** Task details **
Omit every picture, and retype the lines that run from the beginning of the data below through the line containing "230.7, 268.5, null];", inclusive.

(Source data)
-- START --

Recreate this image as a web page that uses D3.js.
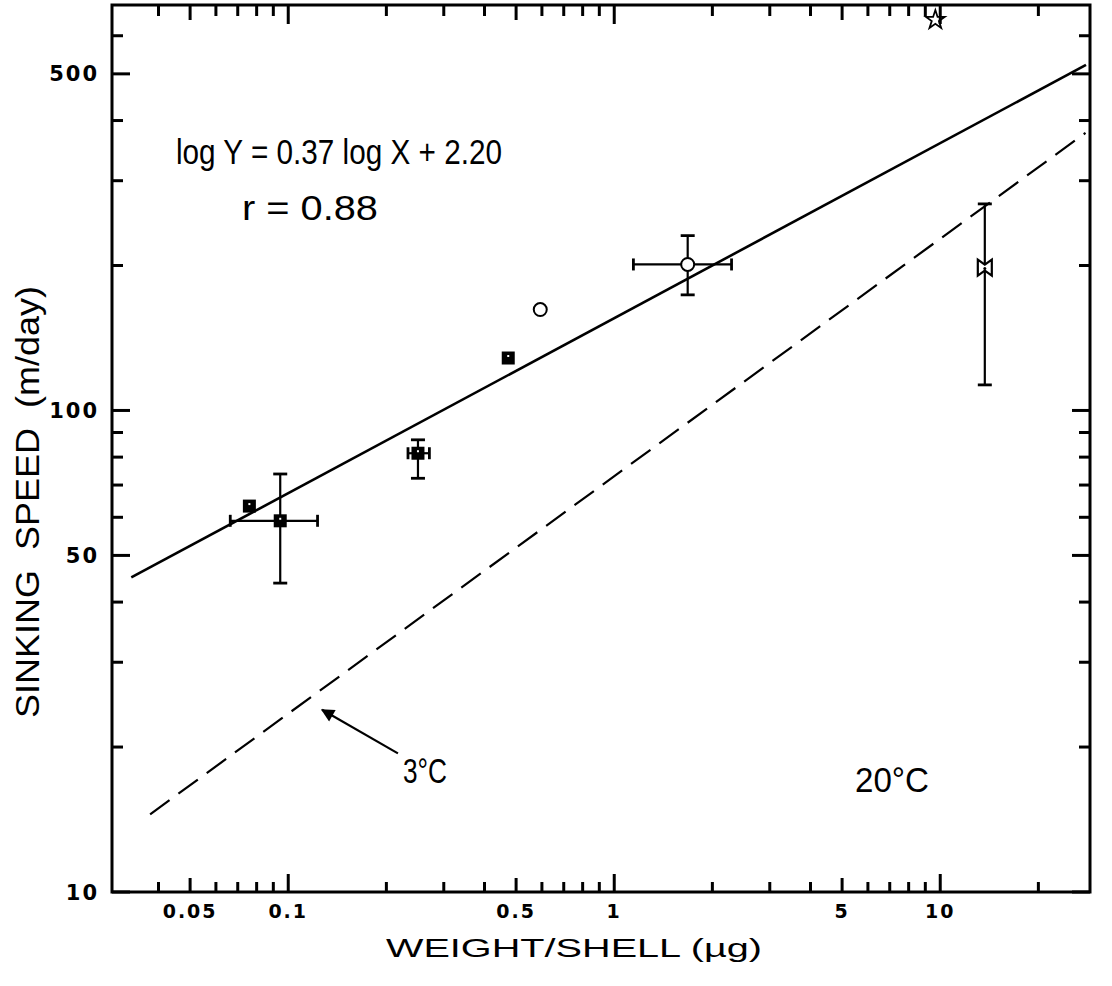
<!DOCTYPE html>
<html>
<head>
<meta charset="utf-8">
<script src="https://cdn.jsdelivr.net/npm/d3@7"></script>
<style>
  body { margin: 0; background: #fff; }
  svg { display: block; }
</style>
</head>
<body>
<svg width="1112" height="986"></svg>
<script>
// measured points: weight per shell (µg) vs sinking speed (m/day)
const pointX = [0.076, 0.0945, 0.25, 0.473, 0.593, 1.68, 13.7, 9.66];
const pointY = [63.3, 59, 81.5, 128.5, 162, 201, 198, 647];
const pointKind = ["filled", "filled", "filled", "filled", "open", "open", "bowtie", "star"];
const xErrLow = [null, 0.0664, 0.233, null, null, 1.145, null, null];
const xErrHigh = [null, 0.123, 0.271, null, null, 2.29, null, null];
const yErrLow = [null, 43.8, 72.3, null, null, 173.8, 113, null];
const yErrHigh = [null, 73.8, 86.9, null, null, 230.7, 268.5, null];

// fitted lines (end points)
const line20X = [0.033, 28];
const line20Y = [45, 522];
const line3X = [0.0377, 27.9];
const line3Y = [14.5, 377];

// arrow pointing at the 3 °C line
const arrowX = [0.217, 0.127];
const arrowY = [19.4, 23.9];

// ticks
const xLabelTicks = [0.05, 0.1, 0.5, 1, 5, 10];
const xMinorTicks = [0.04, 0.06, 0.07, 0.08, 0.09, 0.2, 0.3, 0.4, 0.6, 0.7, 0.8, 0.9,
                     2, 3, 4, 6, 7, 8, 9, 20];
const yLabelTicks = [10, 50, 100, 500];
const yMinorTicks = [20, 30, 40, 60, 70, 80, 90, 200, 300, 400, 600];

const svg = d3.select("svg");

const area = { left: 112, right: 1090, top: 5, bottom: 892 };

const scX = d3.scaleLog().domain([0.0288, 28.8]).range([area.left, area.right]);
const scY = d3.scaleLog().domain([10, 695]).range([area.bottom, area.top]);

function drawFrame() {
  // ticks on all four sides, pointing inwards
  const xLen = v => (Math.abs(Math.log10(v) - Math.round(Math.log10(v))) < 1e-6) ? 18
    : (xLabelTicks.includes(v) ? 14 : 10);
  const allX = xLabelTicks.concat(xMinorTicks);
  allX.forEach(v => {
    const px = scX(v);
    svg.append("line")
      .attr("x1", px).attr("x2", px)
      .attr("y1", area.bottom).attr("y2", area.bottom - xLen(v))
      .attr("stroke", "#000").attr("stroke-width", 3);
    svg.append("line")
      .attr("x1", px).attr("x2", px)
      .attr("y1", area.top).attr("y2", area.top + xLen(v) + 1)
      .attr("stroke", "#000").attr("stroke-width", 3);
  });

  const allY = yLabelTicks.concat(yMinorTicks);
  allY.forEach(v => {
    const py = scY(v);
    const len = yLabelTicks.includes(v) ? 18 : 11;
    svg.append("line")
      .attr("x1", area.left).attr("x2", area.left + len)
      .attr("y1", py).attr("y2", py)
      .attr("stroke", "#000").attr("stroke-width", 3);
    svg.append("line")
      .attr("x1", area.right).attr("x2", area.right - len)
      .attr("y1", py).attr("y2", py)
      .attr("stroke", "#000").attr("stroke-width", 3);
  });

  svg.append("rect")
    .attr("x", area.left).attr("y", area.top)
    .attr("width", area.right - area.left)
    .attr("height", area.bottom - area.top)
    .attr("fill", "none")
    .attr("stroke", "#000")
    .attr("stroke-width", 3);

  // tick labels
  svg.selectAll(".xlab")
    .data(xLabelTicks)
    .enter()
    .append("text")
    .attr("x", d => scX(d))
    .attr("y", 918)
    .attr("text-anchor", "middle")
    .style("font", "bold 19px 'DejaVu Sans'")
    .style("letter-spacing", "2px")
    .text(d => d);

  svg.selectAll(".ylab")
    .data(yLabelTicks)
    .enter()
    .append("text")
    .attr("x", 99)
    .attr("y", d => scY(d))
    .attr("dy", "0.36em")
    .attr("text-anchor", "end")
    .style("font", "bold 21px 'DejaVu Sans'")
    .style("letter-spacing", "2px")
    .text(d => d);

  // axis titles
  svg.append("text")
    .attr("x", 386).attr("y", 957)
    .attr("textLength", 376)
    .attr("lengthAdjust", "spacingAndGlyphs")
    .style("font", "26px 'Liberation Sans'")
    .text("WEIGHT/SHELL (µg)");

  svg.append("text")
    .attr("transform", "translate(39, 718) rotate(-90)")
    .attr("textLength", 432)
    .attr("lengthAdjust", "spacingAndGlyphs")
    .attr("xml:space", "preserve")
    .style("font", "33px 'Liberation Sans'")
    .style("white-space", "pre")
    .text("SINKING  SPEED  (m/day)");
}

function drawLines() {
  const line = d3.line().x(d => scX(d[0])).y(d => scY(d[1]));

  svg.append("path")
    .attr("d", line(d3.zip(line20X, line20Y)))
    .attr("fill", "none")
    .attr("stroke", "#000")
    .attr("stroke-width", 2.6);

  svg.append("path")
    .attr("d", line(d3.zip(line3X, line3Y)))
    .attr("fill", "none")
    .attr("stroke", "#000")
    .attr("stroke-width", 2.2)
    .attr("stroke-dasharray", "24 11");

  // arrow to the dashed line
  svg.append("defs").append("marker")
    .attr("id", "head")
    .attr("viewBox", "0 0 10 10")
    .attr("refX", 9).attr("refY", 5)
    .attr("markerWidth", 7).attr("markerHeight", 6)
    .attr("markerUnits", "strokeWidth")
    .attr("orient", "auto")
    .append("path")
    .attr("d", "M0,0 L10,5 L0,10 Z")
    .attr("fill", "#000");

  svg.append("line")
    .attr("x1", scX(arrowX[0])).attr("y1", scY(arrowY[0]))
    .attr("x2", scX(arrowX[1])).attr("y2", scY(arrowY[1]))
    .attr("stroke", "#000")
    .attr("stroke-width", 2.2)
    .attr("marker-end", "url(#head)");
}

function drawPoints() {
  const data = pointX.map((x, i) => ({
    x: x, y: pointY[i], kind: pointKind[i],
    xl: xErrLow[i], xh: xErrHigh[i], yl: yErrLow[i], yh: yErrHigh[i]
  }));

  // error bars first, markers cover them
  data.forEach(d => {
    const cx = scX(d.x), cy = scY(d.y);
    if (d.yl !== null) {
      const y1 = scY(d.yl), y2 = scY(d.yh);
      svg.append("line").attr("x1", cx).attr("x2", cx).attr("y1", y1).attr("y2", y2)
        .attr("stroke", "#000").attr("stroke-width", 2.2);
      [y1, y2].forEach(yy => svg.append("line")
        .attr("x1", cx - 7).attr("x2", cx + 7).attr("y1", yy).attr("y2", yy)
        .attr("stroke", "#000").attr("stroke-width", 2.8));
    }
    if (d.xl !== null) {
      const x1 = scX(d.xl), x2 = scX(d.xh);
      svg.append("line").attr("x1", x1).attr("x2", x2).attr("y1", cy).attr("y2", cy)
        .attr("stroke", "#000").attr("stroke-width", 2.2);
      [x1, x2].forEach(xx => svg.append("line")
        .attr("x1", xx).attr("x2", xx).attr("y1", cy - 6).attr("y2", cy + 6)
        .attr("stroke", "#000").attr("stroke-width", 2.8));
    }
  });

  data.forEach(d => {
    const g = svg.append("g")
      .attr("transform", `translate(${scX(d.x)}, ${scY(d.y)})`);
    if (d.kind === "filled") {
      g.append("rect").attr("x", -6.5).attr("y", -6.5).attr("width", 13).attr("height", 13)
        .attr("fill", "#000");
      g.append("rect").attr("x", -1).attr("y", -3).attr("width", 2).attr("height", 2)
        .attr("fill", "#fff");
    } else if (d.kind === "open") {
      g.append("circle").attr("r", 6.5)
        .attr("fill", "#fff").attr("stroke", "#000").attr("stroke-width", 2);
    } else if (d.kind === "bowtie") {
      g.append("path")
        .attr("d", "M-7,-8 L0,-3 L7,-8 L7,8 L0,3 L-7,8 Z")
        .attr("fill", "#fff").attr("stroke", "#000").attr("stroke-width", 2.2);
      g.append("circle").attr("r", 1.5).attr("cy", 1).attr("fill", "#000");
    } else if (d.kind === "star") {
      g.append("path")
        .attr("d", d3.symbol(d3.symbolStar, 110)())
        .attr("fill", "#fff").attr("stroke", "#000").attr("stroke-width", 1.8);
    }
  });
}

function drawTexts() {
  svg.append("text")
    .attr("x", 176).attr("y", 164)
    .attr("textLength", 326)
    .attr("lengthAdjust", "spacingAndGlyphs")
    .style("font", "35px 'Liberation Sans'")
    .text("log Y = 0.37 log X + 2.20");

  svg.append("text")
    .attr("x", 242).attr("y", 220)
    .attr("textLength", 136)
    .attr("lengthAdjust", "spacingAndGlyphs")
    .style("font", "35px 'Liberation Sans'")
    .text("r = 0.88");

  svg.append("text")
    .attr("x", 403).attr("y", 783)
    .attr("textLength", 44)
    .attr("lengthAdjust", "spacingAndGlyphs")
    .style("font", "35px 'Liberation Sans'")
    .text("3°C");

  svg.append("text")
    .attr("x", 855).attr("y", 792)
    .attr("textLength", 74)
    .attr("lengthAdjust", "spacingAndGlyphs")
    .style("font", "35px 'Liberation Sans'")
    .text("20°C");
}

drawLines();
drawPoints();
drawFrame();
drawTexts();
</script>
</body>
</html>
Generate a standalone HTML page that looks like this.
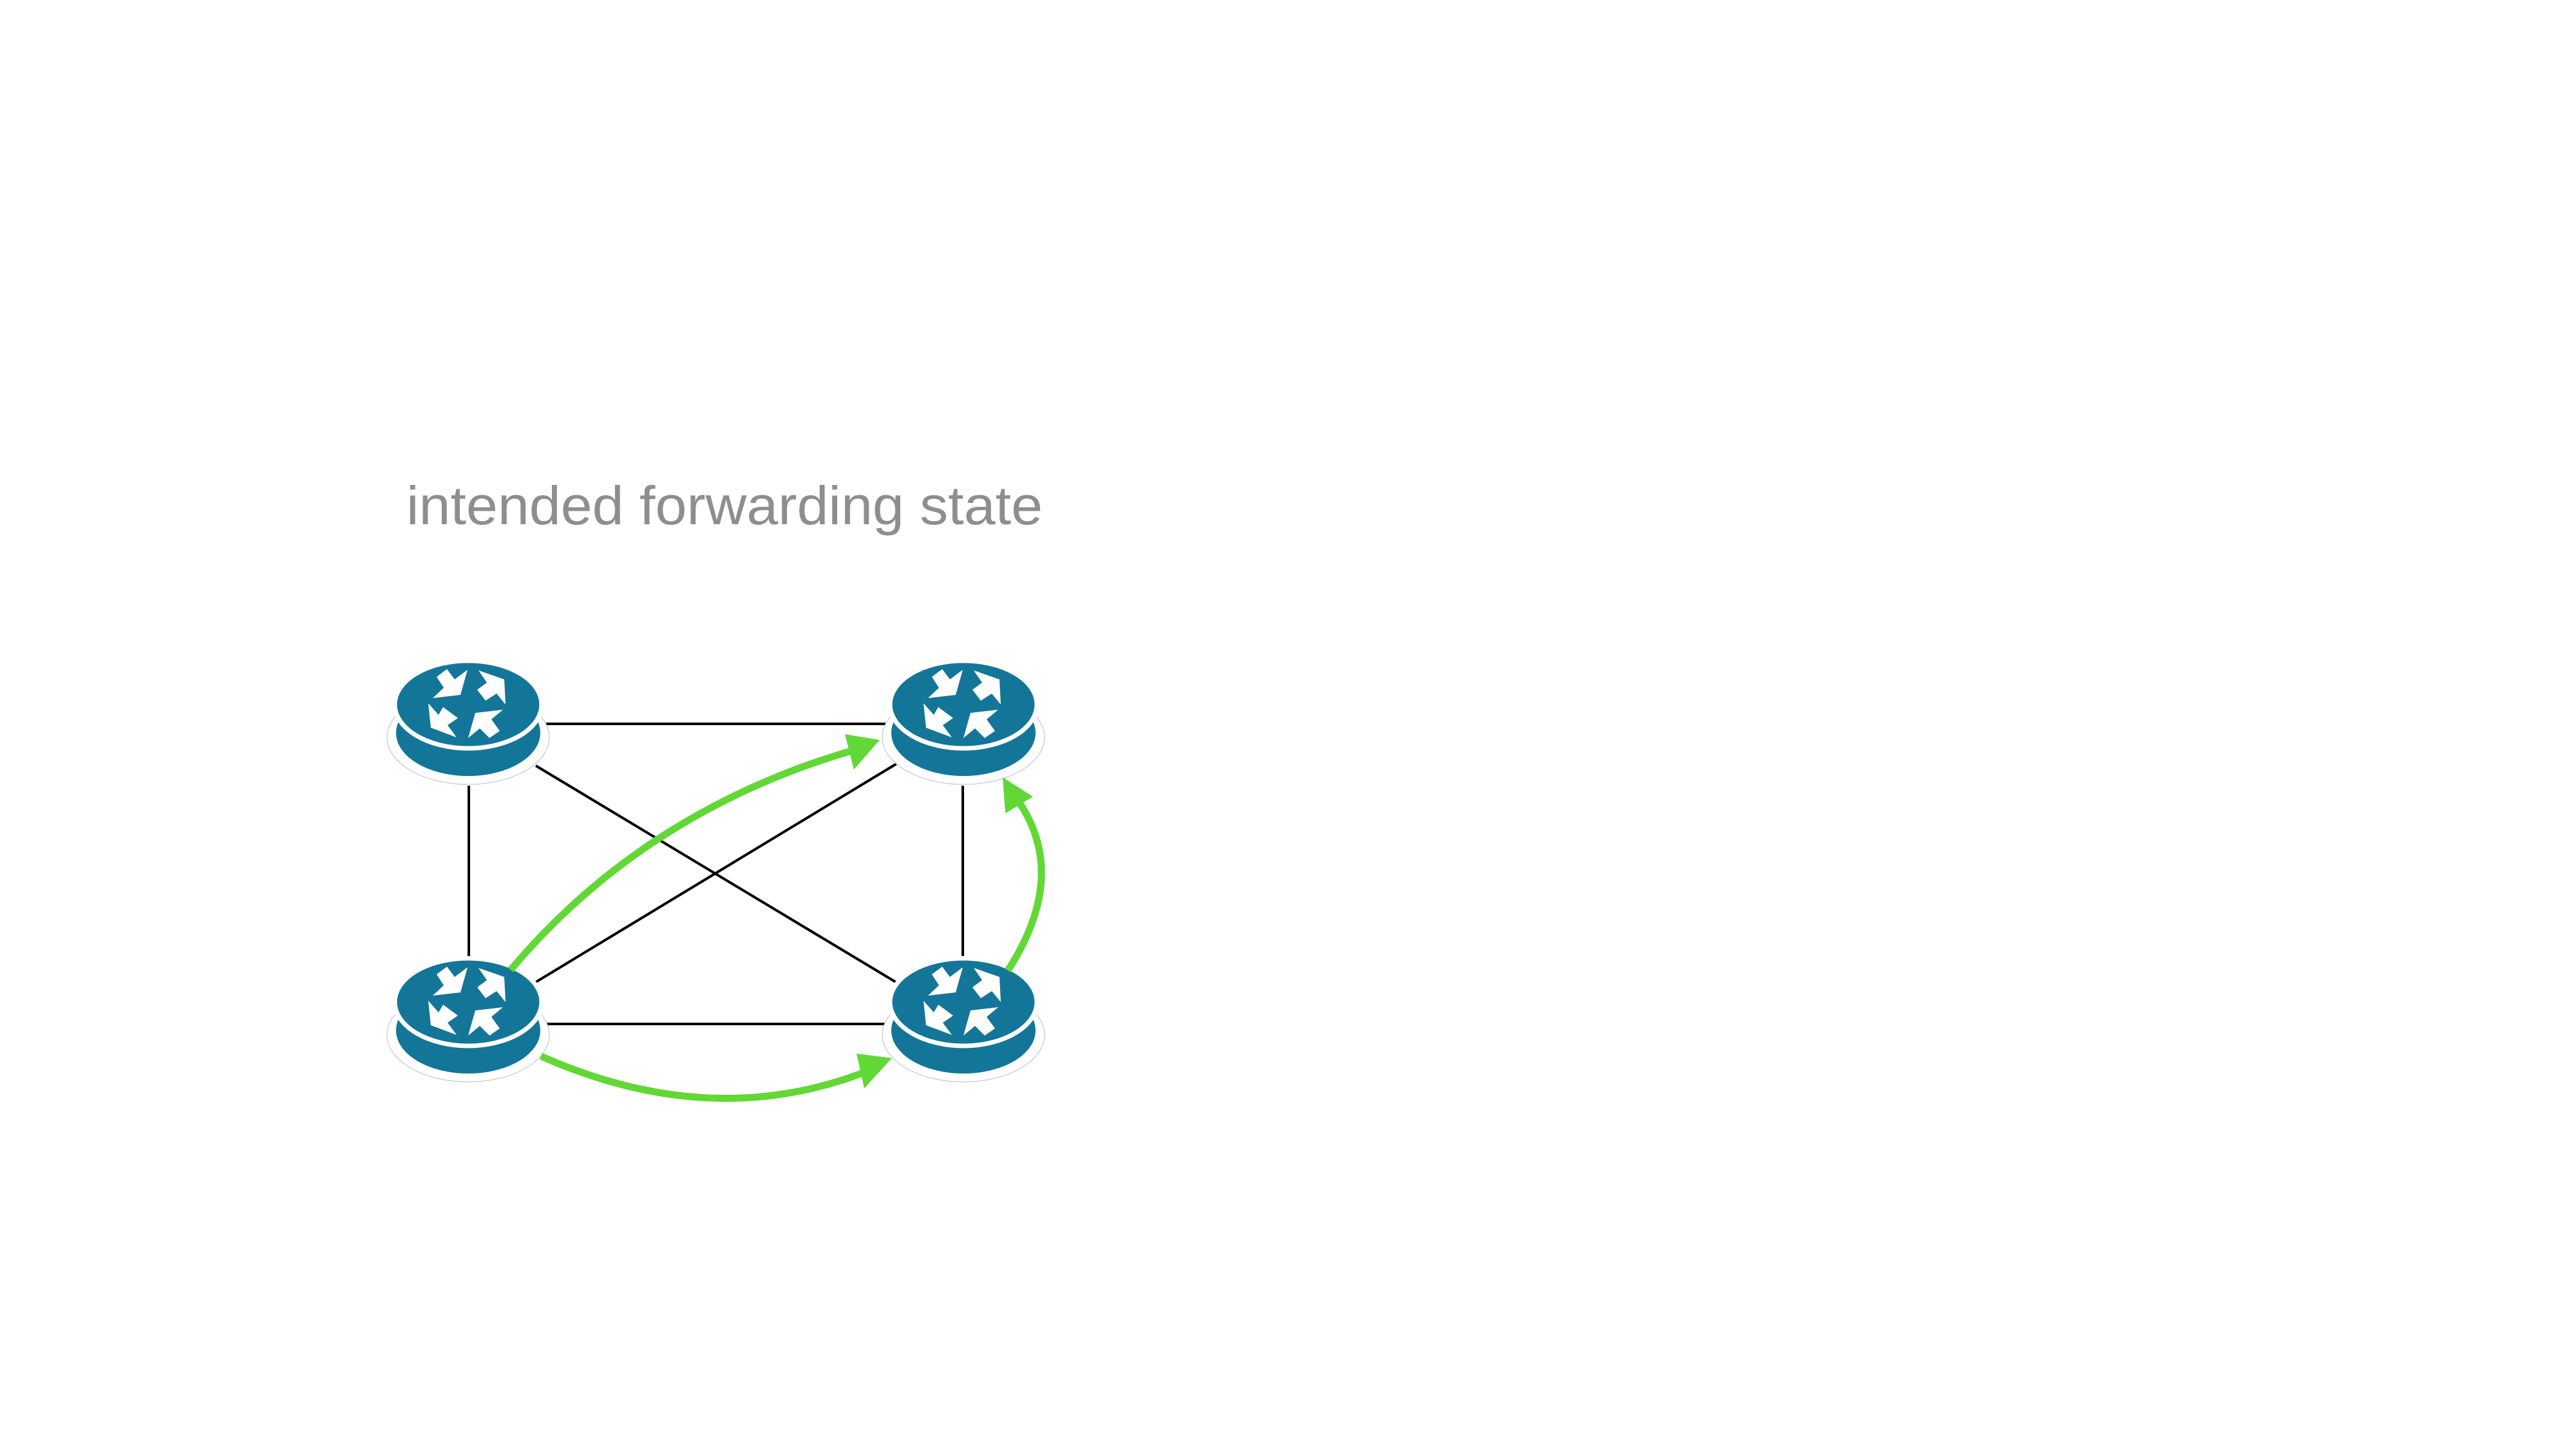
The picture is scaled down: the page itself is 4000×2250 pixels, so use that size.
<!DOCTYPE html>
<html><head><meta charset="utf-8"><style>
html,body{margin:0;padding:0;background:#fff;}
svg{display:block;}
</style></head><body>
<svg width="4000" height="2250" viewBox="0 0 4000 2250" xmlns="http://www.w3.org/2000/svg">
<defs>
<g id="r">
  <ellipse cx="0" cy="51" rx="126" ry="73" fill="#fff" stroke="#c8c8c8" stroke-width="1.2"/>
  <ellipse cx="0" cy="44" rx="112" ry="67" fill="#137699"/>
  <ellipse cx="0" cy="0" rx="114" ry="68" fill="#137699" stroke="#fff" stroke-width="7"/>
  <g fill="#fff">
    <polygon points="-49,-43 -33,-55 -21,-39 -1,-54 -12,-15 -55,-10 -38,-26"/>
    <polygon points="16,-53 56,-39 58,0 44,-17 27,-6 14,-23 29,-34"/>
    <polygon points="-62,-2 -46,16 -39,4 -16,21 -32,32 -18,51 -58,36"/>
    <polygon points="11,13 54,8 36,23 49,41 33,52 18,37 0,52"/>
  </g>
</g>
</defs>
<text x="631" y="814" font-family="Liberation Sans, sans-serif" font-size="84" fill="#8e8e8e" textLength="988" lengthAdjust="spacingAndGlyphs">intended forwarding state</text>
<g stroke="#000" stroke-width="4" fill="none">
  <line x1="848" y1="1124" x2="1375" y2="1124"/>
  <line x1="848" y1="1590" x2="1375" y2="1590"/>
  <line x1="728" y1="1220" x2="728" y2="1494"/>
  <line x1="1495" y1="1220" x2="1495" y2="1494"/>
  <line x1="832" y1="1189" x2="1396" y2="1528"/>
  <line x1="827" y1="1528" x2="1392" y2="1186"/>
</g>
<use href="#r" x="727" y="1094"/>
<use href="#r" x="1496" y="1094"/>
<use href="#r" x="727" y="1556"/>
<use href="#r" x="1496" y="1556"/>
<g stroke="#62d836" stroke-width="11" fill="none">
  <path d="M793,1506 Q1000,1260 1325,1165"/>
  <path d="M840,1640 Q1110,1760 1355,1660"/>
  <path d="M1565,1507 Q1660,1360 1582,1245"/>
</g>
<g fill="#62d836">
  <polygon points="1366,1149 1312,1140 1326,1195"/>
  <polygon points="1385,1643 1330,1636 1342,1690"/>
  <polygon points="1557,1207 1561,1263 1604,1237"/>
</g>
</svg>
</body></html>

-- END --

** Complete answer **
Recreate this image as a web page that uses D3.js.
<!DOCTYPE html>
<html>
<head>
<meta charset="utf-8">
<script src="https://cdn.jsdelivr.net/npm/d3@7"></script>
<style>
  body { margin: 0; background: #fff; }
  svg { display: block; }
</style>
</head>
<body>
<svg width="1112" height="986"></svg>
<script>
// measured points: weight per shell (µg) vs sinking speed (m/day)
const pointX = [0.076, 0.0945, 0.25, 0.473, 0.593, 1.68, 13.7, 9.66];
const pointY = [63.3, 59, 81.5, 128.5, 162, 201, 198, 647];
const pointKind = ["filled", "filled", "filled", "filled", "open", "open", "bowtie", "star"];
const xErrLow = [null, 0.0664, 0.233, null, null, 1.145, null, null];
const xErrHigh = [null, 0.123, 0.271, null, null, 2.29, null, null];
const yErrLow = [null, 43.8, 72.3, null, null, 173.8, 113, null];
const yErrHigh = [null, 73.8, 86.9, null, null, 230.7, 268.5, null];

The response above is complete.